Though the band’s ’00s output is equally taut, the infiltration of similar acts like the Olivia Tremor Control and Explosions of the Sky may have taken the shine from efforts like It’s All Around You and The Brave and the Bold. However, after a three year lay-off, 2009’s Beacons of Ancestorship proved there was still life in the band.

Just ask the sold out crowd that stuffed into Portland’s Doug Fir to stand through not one song they could sing along with. Instead, they witnessed the members of Tortoise become one living and breathing organism, each a vital part keeping the beast alive.
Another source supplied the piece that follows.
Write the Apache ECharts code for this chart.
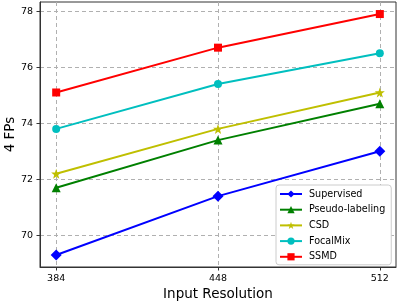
<!DOCTYPE html>
<html>
<head>
<meta charset="utf-8">
<script src="https://cdn.jsdelivr.net/npm/echarts@6/dist/echarts.min.js"></script>
<style>html,body{margin:0;padding:0;background:#fff;}#c{width:399px;height:302px;}</style>
</head>
<body>
<div id="c"></div>
<script>
const resolutions = [384, 448, 512];
const yTicks = [70, 72, 74, 76, 78];
const seriesNames = ['Supervised', 'Pseudo-labeling', 'CSD', 'FocalMix', 'SSMD'];
const supervised = [69.3, 71.4, 73.0];
const pseudoLabeling = [71.7, 73.4, 74.7];
const csd = [72.2, 73.8, 75.1];
const focalMix = [73.8, 75.4, 76.5];
const ssmd = [75.1, 76.7, 77.9];

const seriesValues = [supervised, pseudoLabeling, csd, focalMix, ssmd];
const colors = ['#0000ff', '#008000', '#bfbf00', '#00bfbf', '#ff0000'];
const symbols = ['diamond', 'triangle', 'path://M0,-10 L2.35,-3.24 L9.51,-3.09 L3.8,1.24 L5.88,8.09 L0,4 L-5.88,8.09 L-3.8,1.24 L-9.51,-3.09 L-2.35,-3.24 Z', 'circle', 'rect'];
const symbolSizes = [11, 9, 10, 8, 8];

const font = 'DejaVu Sans';
const chart = echarts.init(document.getElementById('c'), null, {renderer: 'canvas'});
const series = seriesNames.map((name, i) => ({
  name: name,
  type: 'line',
  data: resolutions.map((r, j) => [r, seriesValues[i][j]]),
  symbol: symbols[i],
  symbolSize: symbolSizes[i],
  showAllSymbol: true,
  lineStyle: {color: colors[i], width: 2},
  itemStyle: {color: colors[i]},
  emphasis: {disabled: true},
  animation: false
}));

chart.setOption({
  animation: false,
  grid: {left: 40, top: 2, right: 3, bottom: 35, show: true, borderColor: '#333', borderWidth: 1, containLabel: false, outerBoundsMode: 'none'},
  xAxis: {
    type: 'value', min: 377.6, max: 518.4,
    name: 'Input Resolution', nameLocation: 'middle', nameGap: 20, nameMoveOverlap: false,
    nameTextStyle: {fontFamily: font, fontSize: 13.5, color: '#000'},
    axisLine: {show: true, onZero: false, lineStyle: {color: '#333', width: 1}},
    axisTick: {show: true, inside: false, length: 3.5, customValues: resolutions, lineStyle: {color: '#333'}},
    axisLabel: {customValues: resolutions, fontFamily: font, fontSize: 9.5, color: '#000', margin: 7},
    splitLine: {show: true, lineStyle: {color: '#b0b0b0', type: [4, 3], width: 1}}
  },
  yAxis: {
    type: 'value', min: 68.87, max: 78.33,
    name: '4 FPs', nameLocation: 'middle', nameGap: 23, nameMoveOverlap: false,
    nameTextStyle: {fontFamily: font, fontSize: 13.5, color: '#000'},
    axisLine: {show: true, onZero: false, lineStyle: {color: '#333', width: 1}},
    axisTick: {show: true, inside: false, length: 3.5, customValues: yTicks, lineStyle: {color: '#333'}},
    axisLabel: {customValues: yTicks, fontFamily: font, fontSize: 9.5, color: '#000', margin: 7},
    splitLine: {show: true, lineStyle: {color: '#b0b0b0', type: [4, 3], width: 1}}
  },
  legend: {
    orient: 'vertical', left: 276, top: 185,
    data: seriesNames,
    padding: [4, 6, 3, 3],
    itemWidth: 22, itemHeight: 9, itemGap: 5.7,
    backgroundColor: '#fff', borderColor: '#ccc', borderWidth: 1, borderRadius: 3,
    textStyle: {fontFamily: font, fontSize: 9.6, color: '#000', padding: [0, 0, 0, 2]}
  },
  series: series
});
</script>
</body>
</html>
Does Tortoise really play indie rock? There is a blur there, an element in the instrumentation where one member can blast off on a fantastic solo journey and yet somehow return and click in at the exact precise moment necessary. Could this be jazz instead? A jazz ensemble where members trade instruments and songs change from a gentle marimba chime to lunging, powerful bassline in the matter of moments?

But this is more than jazz and indie rock. Tortoise is one of the progenitors of the twitchy, electro pocket symphonies that kids are composing on computers using found sounds and software. Yet, that night, Tortoise did it live. Vocals? Who needs vocals? Not on this journey that took us over icy soundscapes to dangerous percussion where even two drummers would play together, meeting in the middle of some fantastical rhythm.
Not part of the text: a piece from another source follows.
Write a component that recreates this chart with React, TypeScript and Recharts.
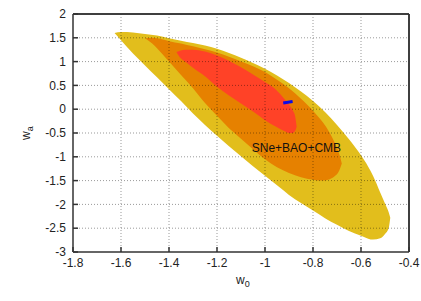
import React from "react";
import { ComposedChart, Area, Line, XAxis, YAxis, ReferenceLine, ReferenceDot } from "recharts";

const xTicks = [-1.8, -1.6, -1.4, -1.2, -1, -0.8, -0.6, -0.4];
const yTicks = [-3, -2.5, -2, -1.5, -1, -0.5, 0, 0.5, 1, 1.5, 2];

// outer contour (yellow)
const yellowW0 = [-1.627, -1.6, -1.55, -1.5, -1.45, -1.4, -1.35, -1.3, -1.25, -1.2, -1.15, -1.1, -1.05, -1.0, -0.95, -0.9, -0.85, -0.8, -0.75, -0.7, -0.65, -0.6, -0.57, -0.55, -0.52, -0.5, -0.485, -0.478];
const yellowLow = [1.6, 1.45, 1.17, 0.92, 0.67, 0.42, 0.17, -0.09, -0.33, -0.56, -0.78, -0.99, -1.2, -1.4, -1.6, -1.8, -1.97, -2.13, -2.29, -2.43, -2.56, -2.66, -2.72, -2.74, -2.71, -2.62, -2.5, -2.28];
const yellowHigh = [1.6, 1.62, 1.61, 1.58, 1.55, 1.49, 1.44, 1.39, 1.34, 1.27, 1.18, 1.08, 0.97, 0.85, 0.71, 0.55, 0.37, 0.17, -0.06, -0.33, -0.63, -0.97, -1.21, -1.4, -1.75, -1.98, -2.16, -2.28];

// middle contour (orange)
const orangeW0 = [-1.5, -1.47, -1.45, -1.4, -1.35, -1.3, -1.25, -1.2, -1.15, -1.1, -1.05, -1.0, -0.95, -0.9, -0.85, -0.8, -0.76, -0.73, -0.71, -0.69, -0.68];
const orangeLow = [1.49, 1.38, 1.28, 1.0, 0.72, 0.44, 0.13, -0.14, -0.4, -0.62, -0.84, -1.05, -1.22, -1.34, -1.43, -1.48, -1.5, -1.47, -1.41, -1.28, -1.14];
const orangeHigh = [1.49, 1.5, 1.49, 1.43, 1.38, 1.32, 1.26, 1.19, 1.1, 1.0, 0.9, 0.78, 0.62, 0.44, 0.22, -0.03, -0.27, -0.5, -0.7, -0.95, -1.14];

// inner contour (red)
const redW0 = [-1.369, -1.355, -1.33, -1.3, -1.25, -1.2, -1.15, -1.1, -1.05, -1.0, -0.95, -0.92, -0.9, -0.885, -0.875, -0.868];
const redLow = [1.2, 1.09, 0.99, 0.87, 0.69, 0.47, 0.29, 0.12, -0.05, -0.23, -0.38, -0.46, -0.5, -0.5, -0.46, -0.37];
const redHigh = [1.2, 1.23, 1.25, 1.25, 1.21, 1.13, 1.02, 0.88, 0.73, 0.57, 0.39, 0.22, 0.1, -0.02, -0.13, -0.37];

const fitW0 = [-0.924, -0.885];
const fitWa = [0.13, 0.16];

const toRange = (w0: number[], lo: number[], hi: number[]) =>
  w0.map((x, i) => ({ x, range: [lo[i], hi[i]] }));

const yellowData = toRange(yellowW0, yellowLow, yellowHigh);
const orangeData = toRange(orangeW0, orangeLow, orangeHigh);
const redData = toRange(redW0, redLow, redHigh);
const fitData = fitW0.map((x, i) => ({ x, wa: fitWa[i] }));

const font = "'Liberation Sans', Arial, Helvetica, sans-serif";
const tickStyle = { fontSize: 12, fill: "#222", fontFamily: font };
const border = { stroke: "#333", strokeWidth: 1.5 };
const gridStroke = "rgba(0,0,0,0.4)";

export default function App() {
  return (
    <div style={{ position: "absolute", left: 0, top: 0, background: "#fff" }}>
      <ComposedChart width={421} height={301} margin={{ top: 13, right: 11, bottom: 19, left: 13 }}>
        <XAxis
          type="number"
          dataKey="x"
          domain={[-1.8, -0.4]}
          ticks={xTicks}
          allowDataOverflow
          height={30}
          tickSize={-5}
          tickMargin={11}
          tick={tickStyle}
          tickLine={border}
          axisLine={border}
        />
        <XAxis
          xAxisId="top"
          orientation="top"
          type="number"
          dataKey="x"
          domain={[-1.8, -0.4]}
          ticks={xTicks}
          allowDataOverflow
          height={1}
          tickSize={-5}
          tick={false}
          tickLine={border}
          axisLine={border}
        />
        <YAxis
          type="number"
          domain={[-3, 2]}
          ticks={yTicks}
          allowDataOverflow
          width={60}
          tickSize={-5}
          tickMargin={12}
          tick={tickStyle}
          tickLine={border}
          axisLine={border}
        />
        <YAxis
          yAxisId="right"
          orientation="right"
          type="number"
          domain={[-3, 2]}
          ticks={yTicks}
          allowDataOverflow
          width={1}
          tickSize={-5}
          tick={false}
          tickLine={border}
          axisLine={border}
        />

        <Area data={yellowData} dataKey="range" type="monotoneX" fill="#e2be1c" fillOpacity={1} stroke="none" isAnimationActive={false} />
        <Area data={orangeData} dataKey="range" type="monotoneX" fill="#e68100" fillOpacity={1} stroke="none" isAnimationActive={false} />
        <Area data={redData} dataKey="range" type="monotoneX" fill="#ff4227" fillOpacity={1} stroke="none" isAnimationActive={false} />

        {xTicks.slice(1, -1).map((t) => (
          <ReferenceLine key={"gx" + t} x={t} stroke={gridStroke} strokeDasharray="1 2" />
        ))}
        {yTicks.slice(1, -1).map((t) => (
          <ReferenceLine key={"gy" + t} y={t} stroke={gridStroke} strokeDasharray="1 2" />
        ))}
        {/* frame: top and right edges */}
        <ReferenceLine y={2} stroke="#333" strokeWidth={1.5} />
        <ReferenceLine x={-0.4} stroke="#333" strokeWidth={1.5} />

        <Line data={fitData} dataKey="wa" stroke="#0b0be8" strokeWidth={3} dot={false} isAnimationActive={false} />
        {/* invisible copy so the mirrored top/right axes get drawn */}
        <Line data={fitData} dataKey="wa" xAxisId="top" yAxisId="right" stroke="none" dot={false} activeDot={false} isAnimationActive={false} />

        <ReferenceDot
          x={-0.869}
          y={-0.81}
          r={0}
          fill="none"
          stroke="none"
          label={{ value: "SNe+BAO+CMB", position: "center", fontSize: 12, fill: "#111", fontFamily: font }}
        />

        <text x={236} y={284} fontSize={12} fill="#222" fontFamily={font}>
          w<tspan dy={3} fontSize={9}>0</tspan>
        </text>
        <text transform="translate(30,140) rotate(-90)" fontSize={12} fill="#222" fontFamily={font}>
          w<tspan dy={3} fontSize={9}>a</tspan>
        </text>
      </ComposedChart>
    </div>
  );
}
What made the evening for me was the joy. As the men of Tortoise played through one shifting piece after another, the joy of being together, being on that stage and making music together superseded all else.

As the show ended, the band finally spoke, thanking us for coming out and breaking the spell. They didn’t need to speak at all. The previous 90 minutes did plenty of talking without any vocals at all.